#### REQUIRED TASK:
Return each line of the data below exactly, omitting any pictures.

#### SUPPLIED DATA:
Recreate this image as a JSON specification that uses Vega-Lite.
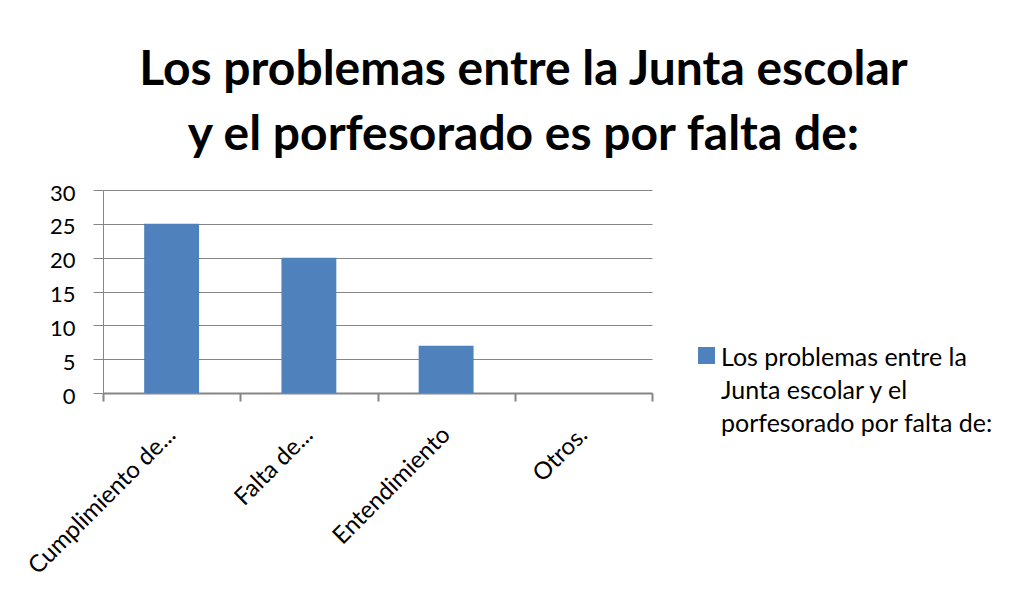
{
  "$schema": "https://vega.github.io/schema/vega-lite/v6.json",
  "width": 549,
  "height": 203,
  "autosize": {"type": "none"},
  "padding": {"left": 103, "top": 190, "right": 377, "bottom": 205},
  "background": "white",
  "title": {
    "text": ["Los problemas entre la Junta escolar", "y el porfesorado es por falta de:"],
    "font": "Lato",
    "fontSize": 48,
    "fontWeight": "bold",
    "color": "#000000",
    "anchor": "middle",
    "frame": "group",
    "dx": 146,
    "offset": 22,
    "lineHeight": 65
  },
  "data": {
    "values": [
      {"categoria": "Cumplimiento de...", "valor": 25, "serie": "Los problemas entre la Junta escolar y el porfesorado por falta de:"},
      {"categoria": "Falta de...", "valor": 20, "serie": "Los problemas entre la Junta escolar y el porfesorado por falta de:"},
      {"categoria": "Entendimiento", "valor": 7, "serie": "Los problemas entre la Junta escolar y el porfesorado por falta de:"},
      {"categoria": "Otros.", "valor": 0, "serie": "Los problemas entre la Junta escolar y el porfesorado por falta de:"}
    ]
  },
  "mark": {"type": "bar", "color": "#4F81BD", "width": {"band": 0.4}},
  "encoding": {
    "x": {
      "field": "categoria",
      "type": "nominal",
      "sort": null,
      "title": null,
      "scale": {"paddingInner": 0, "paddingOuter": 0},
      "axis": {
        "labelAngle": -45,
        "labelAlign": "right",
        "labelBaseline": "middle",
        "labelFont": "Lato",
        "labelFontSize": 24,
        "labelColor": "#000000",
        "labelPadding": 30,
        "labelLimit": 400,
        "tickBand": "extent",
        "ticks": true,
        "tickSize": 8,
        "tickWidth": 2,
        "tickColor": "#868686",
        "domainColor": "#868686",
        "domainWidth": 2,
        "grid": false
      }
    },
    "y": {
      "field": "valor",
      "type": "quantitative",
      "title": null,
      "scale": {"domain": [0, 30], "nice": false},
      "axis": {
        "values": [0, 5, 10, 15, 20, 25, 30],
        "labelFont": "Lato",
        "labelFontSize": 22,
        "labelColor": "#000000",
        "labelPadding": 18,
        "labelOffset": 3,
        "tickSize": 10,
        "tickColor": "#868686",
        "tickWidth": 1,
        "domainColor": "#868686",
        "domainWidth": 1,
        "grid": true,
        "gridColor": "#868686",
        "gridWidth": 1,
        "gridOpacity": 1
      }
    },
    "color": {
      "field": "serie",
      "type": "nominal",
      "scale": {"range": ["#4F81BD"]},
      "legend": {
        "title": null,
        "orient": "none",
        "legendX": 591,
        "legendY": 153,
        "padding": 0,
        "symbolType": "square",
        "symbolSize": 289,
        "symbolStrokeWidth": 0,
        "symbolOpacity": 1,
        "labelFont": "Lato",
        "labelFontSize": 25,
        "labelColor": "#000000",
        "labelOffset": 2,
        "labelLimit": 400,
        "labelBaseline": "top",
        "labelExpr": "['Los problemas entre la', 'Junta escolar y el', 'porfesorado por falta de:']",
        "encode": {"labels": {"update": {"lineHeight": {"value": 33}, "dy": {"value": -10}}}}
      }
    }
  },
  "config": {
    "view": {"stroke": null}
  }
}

#### RESPONSE FOR THIS EXERCISE:
Recreate this image as a JSON specification that uses Vega-Lite.
{
  "$schema": "https://vega.github.io/schema/vega-lite/v6.json",
  "width": 549,
  "height": 203,
  "autosize": {"type": "none"},
  "padding": {"left": 103, "top": 190, "right": 377, "bottom": 205},
  "background": "white",
  "title": {
    "text": ["Los problemas entre la Junta escolar", "y el porfesorado es por falta de:"],
    "font": "Lato",
    "fontSize": 48,
    "fontWeight": "bold",
    "color": "#000000",
    "anchor": "middle",
    "frame": "group",
    "dx": 146,
    "offset": 22,
    "lineHeight": 65
  },
  "data": {
    "values": [
      {"categoria": "Cumplimiento de...", "valor": 25, "serie": "Los problemas entre la Junta escolar y el porfesorado por falta de:"},
      {"categoria": "Falta de...", "valor": 20, "serie": "Los problemas entre la Junta escolar y el porfesorado por falta de:"},
      {"categoria": "Entendimiento", "valor": 7, "serie": "Los problemas entre la Junta escolar y el porfesorado por falta de:"},
      {"categoria": "Otros.", "valor": 0, "serie": "Los problemas entre la Junta escolar y el porfesorado por falta de:"}
    ]
  },
  "mark": {"type": "bar", "color": "#4F81BD", "width": {"band": 0.4}},
  "encoding": {
    "x": {
      "field": "categoria",
      "type": "nominal",
      "sort": null,
      "title": null,
      "scale": {"paddingInner": 0, "paddingOuter": 0},
      "axis": {
        "labelAngle": -45,
        "labelAlign": "right",
        "labelBaseline": "middle",
        "labelFont": "Lato",
        "labelFontSize": 24,
        "labelColor": "#000000",
        "labelPadding": 30,
        "labelLimit": 400,
        "tickBand": "extent",
        "ticks": true,
        "tickSize": 8,
        "tickWidth": 2,
        "tickColor": "#868686",
        "domainColor": "#868686",
        "domainWidth": 2,
        "grid": false
      }
    },
    "y": {
      "field": "valor",
      "type": "quantitative",
      "title": null,
      "scale": {"domain": [0, 30], "nice": false},
      "axis": {
        "values": [0, 5, 10, 15, 20, 25, 30],
        "labelFont": "Lato",
        "labelFontSize": 22,
        "labelColor": "#000000",
        "labelPadding": 18,
        "labelOffset": 3,
        "tickSize": 10,
        "tickColor": "#868686",
        "tickWidth": 1,
        "domainColor": "#868686",
        "domainWidth": 1,
        "grid": true,
        "gridColor": "#868686",
        "gridWidth": 1,
        "gridOpacity": 1
      }
    },
    "color": {
      "field": "serie",
      "type": "nominal",
      "scale": {"range": ["#4F81BD"]},
      "legend": {
        "title": null,
        "orient": "none",
        "legendX": 591,
        "legendY": 153,
        "padding": 0,
        "symbolType": "square",
        "symbolSize": 289,
        "symbolStrokeWidth": 0,
        "symbolOpacity": 1,
        "labelFont": "Lato",
        "labelFontSize": 25,
        "labelColor": "#000000",
        "labelOffset": 2,
        "labelLimit": 400,
        "labelBaseline": "top",
        "labelExpr": "['Los problemas entre la', 'Junta escolar y el', 'porfesorado por falta de:']",
        "encode": {"labels": {"update": {"lineHeight": {"value": 33}, "dy": {"value": -10}}}}
      }
    }
  },
  "config": {
    "view": {"stroke": null}
  }
}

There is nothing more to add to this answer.